Directions for this task | Leave out the pictures and transcribe everything else exactly.

'''

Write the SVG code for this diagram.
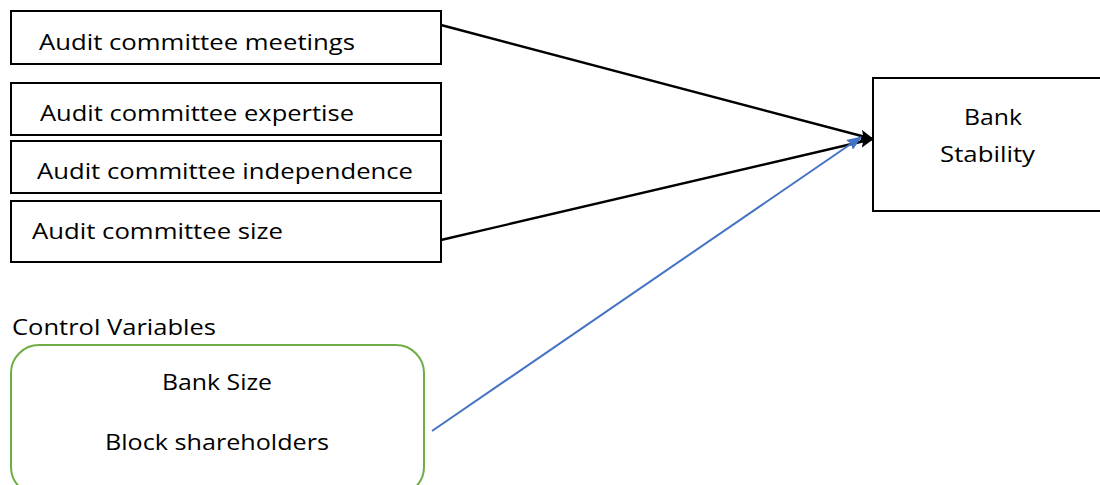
<svg xmlns="http://www.w3.org/2000/svg" width="1100" height="485" viewBox="0 0 1100 485">
<style>
.box{fill:#fff;stroke:#000;stroke-width:2}
.t{font-family:"Open Sans","Liberation Sans",Arial,sans-serif;font-size:22.5px;fill:#000}
</style>
<defs>
<marker id="ab" markerWidth="14" markerHeight="12" refX="13" refY="6" orient="auto" markerUnits="userSpaceOnUse">
<path d="M0,0 L14,6 L0,12 L3,6 Z" fill="#000"/>
</marker>
<marker id="abl" markerWidth="15" markerHeight="12" refX="14" refY="6" orient="auto" markerUnits="userSpaceOnUse">
<path d="M0,0 L15,6 L0,12 L2,6 Z" fill="#4472C4"/>
</marker>
</defs>
<rect width="1100" height="485" fill="#fff"/>
<g id="connectors">
<line x1="441" y1="25" x2="873" y2="139" stroke="#000" stroke-width="2.4" marker-end="url(#ab)"/>
<line x1="441" y1="240" x2="873" y2="139" stroke="#000" stroke-width="2.4" marker-end="url(#ab)"/>
<line x1="432" y1="431" x2="861" y2="137" stroke="#4472C4" stroke-width="2" marker-end="url(#abl)"/>
</g>
<g id="meetings">
<rect class="box" x="11" y="11" width="430" height="53"/>
<text class="t" x="39" y="50" textLength="316" lengthAdjust="spacingAndGlyphs">Audit committee meetings</text>
</g>
<g id="expertise">
<rect class="box" x="11" y="83" width="430" height="52"/>
<text class="t" x="40" y="121" textLength="314" lengthAdjust="spacingAndGlyphs">Audit committee expertise</text>
</g>
<g id="independence">
<rect class="box" x="11" y="141" width="430" height="52"/>
<text class="t" x="37" y="179" textLength="376" lengthAdjust="spacingAndGlyphs">Audit committee independence</text>
</g>
<g id="size">
<rect class="box" x="11" y="201" width="430" height="61"/>
<text class="t" x="32" y="239" textLength="251" lengthAdjust="spacingAndGlyphs">Audit committee size</text>
</g>
<g id="stability">
<rect class="box" x="873" y="78" width="240" height="133"/>
<text class="t" x="964" y="125" textLength="58" lengthAdjust="spacingAndGlyphs">Bank</text>
<text class="t" x="940" y="162" textLength="95" lengthAdjust="spacingAndGlyphs">Stability</text>
</g>
<g id="controls">
<text class="t" x="12" y="335" textLength="204" lengthAdjust="spacingAndGlyphs">Control Variables</text>
<rect x="11" y="345" width="413" height="150" rx="28" ry="28" fill="#fff" stroke="#70AD47" stroke-width="2"/>
<text class="t" x="162" y="390" textLength="110" lengthAdjust="spacingAndGlyphs">Bank Size</text>
<text class="t" x="105" y="450" textLength="224" lengthAdjust="spacingAndGlyphs">Block shareholders</text>
</g>
</svg>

'''

Task output |
Write the SVG code for this diagram.
<svg xmlns="http://www.w3.org/2000/svg" width="1100" height="485" viewBox="0 0 1100 485">
<style>
.box{fill:#fff;stroke:#000;stroke-width:2}
.t{font-family:"Open Sans","Liberation Sans",Arial,sans-serif;font-size:22.5px;fill:#000}
</style>
<defs>
<marker id="ab" markerWidth="14" markerHeight="12" refX="13" refY="6" orient="auto" markerUnits="userSpaceOnUse">
<path d="M0,0 L14,6 L0,12 L3,6 Z" fill="#000"/>
</marker>
<marker id="abl" markerWidth="15" markerHeight="12" refX="14" refY="6" orient="auto" markerUnits="userSpaceOnUse">
<path d="M0,0 L15,6 L0,12 L2,6 Z" fill="#4472C4"/>
</marker>
</defs>
<rect width="1100" height="485" fill="#fff"/>
<g id="connectors">
<line x1="441" y1="25" x2="873" y2="139" stroke="#000" stroke-width="2.4" marker-end="url(#ab)"/>
<line x1="441" y1="240" x2="873" y2="139" stroke="#000" stroke-width="2.4" marker-end="url(#ab)"/>
<line x1="432" y1="431" x2="861" y2="137" stroke="#4472C4" stroke-width="2" marker-end="url(#abl)"/>
</g>
<g id="meetings">
<rect class="box" x="11" y="11" width="430" height="53"/>
<text class="t" x="39" y="50" textLength="316" lengthAdjust="spacingAndGlyphs">Audit committee meetings</text>
</g>
<g id="expertise">
<rect class="box" x="11" y="83" width="430" height="52"/>
<text class="t" x="40" y="121" textLength="314" lengthAdjust="spacingAndGlyphs">Audit committee expertise</text>
</g>
<g id="independence">
<rect class="box" x="11" y="141" width="430" height="52"/>
<text class="t" x="37" y="179" textLength="376" lengthAdjust="spacingAndGlyphs">Audit committee independence</text>
</g>
<g id="size">
<rect class="box" x="11" y="201" width="430" height="61"/>
<text class="t" x="32" y="239" textLength="251" lengthAdjust="spacingAndGlyphs">Audit committee size</text>
</g>
<g id="stability">
<rect class="box" x="873" y="78" width="240" height="133"/>
<text class="t" x="964" y="125" textLength="58" lengthAdjust="spacingAndGlyphs">Bank</text>
<text class="t" x="940" y="162" textLength="95" lengthAdjust="spacingAndGlyphs">Stability</text>
</g>
<g id="controls">
<text class="t" x="12" y="335" textLength="204" lengthAdjust="spacingAndGlyphs">Control Variables</text>
<rect x="11" y="345" width="413" height="150" rx="28" ry="28" fill="#fff" stroke="#70AD47" stroke-width="2"/>
<text class="t" x="162" y="390" textLength="110" lengthAdjust="spacingAndGlyphs">Bank Size</text>
<text class="t" x="105" y="450" textLength="224" lengthAdjust="spacingAndGlyphs">Block shareholders</text>
</g>
</svg>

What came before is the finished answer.